The Fed is likely to alter borrowing costs in financial markets in a meaningful way only if it surprises. A quarter-point move is arguably already fully priced in and doing more early on would prevent attention from turning immediately to a discussion about the next cut.

Additionally, the Fed may have moved rates a notch too high in 2018, and the risk of unleashing excess price pressures appears to be very low given that inflation has repeatedly fallen short of the central bank’s 2 percent target.

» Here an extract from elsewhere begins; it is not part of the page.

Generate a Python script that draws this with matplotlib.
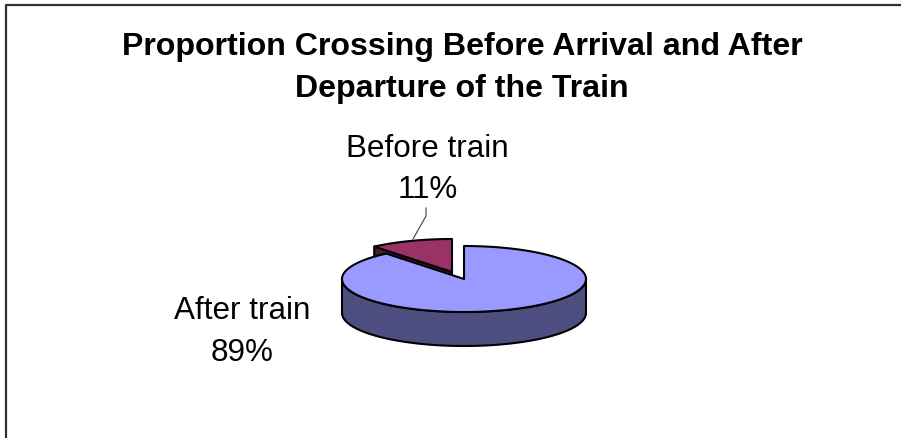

If more negative economic data surface before month’s end, another technical argument will build momentum. The lower end of the federal funds target range is only 2.25%, limiting how much the Fed can cut if a recession emerges. When a central bank has so little room to maneuver, many economists, including New York Fed President John Williams, have long argued it should act aggressively when the economy begins to sour.

Fed Chairman Jerome Powell acknowledged the wisdom of that very argument at his June 19 press conference.

“That is a valid way to think about policy in this era,” he said. “It’s in the minds of policy makers during this era because it’s well understood to be correct.”

Yet Powell also cautioned against assuming this approach will necessarily influence officials at the Fed’s July meeting.

“Nothing I can say about that is specific to the near-term question that we face,” he said. A 50 basis-point cut, he added, was “something we haven’t really engaged with yet and it will depend very heavily on incoming data and the evolving risk picture.”

Arguments Against

Meanwhile, there are good arguments against a half-point move. If entirely unexpected, it could spook markets as investors might fret the Fed is more worried about the outlook than it’s been letting on. The economic situation also may not be dire enough to justify going large, especially given signs of tightness in the labor market.

It’s also a concern that the lower rates go, the higher the risk of spurring financial bubbles, a case made June 24 in an essay by Dallas Fed President Robert Kaplan.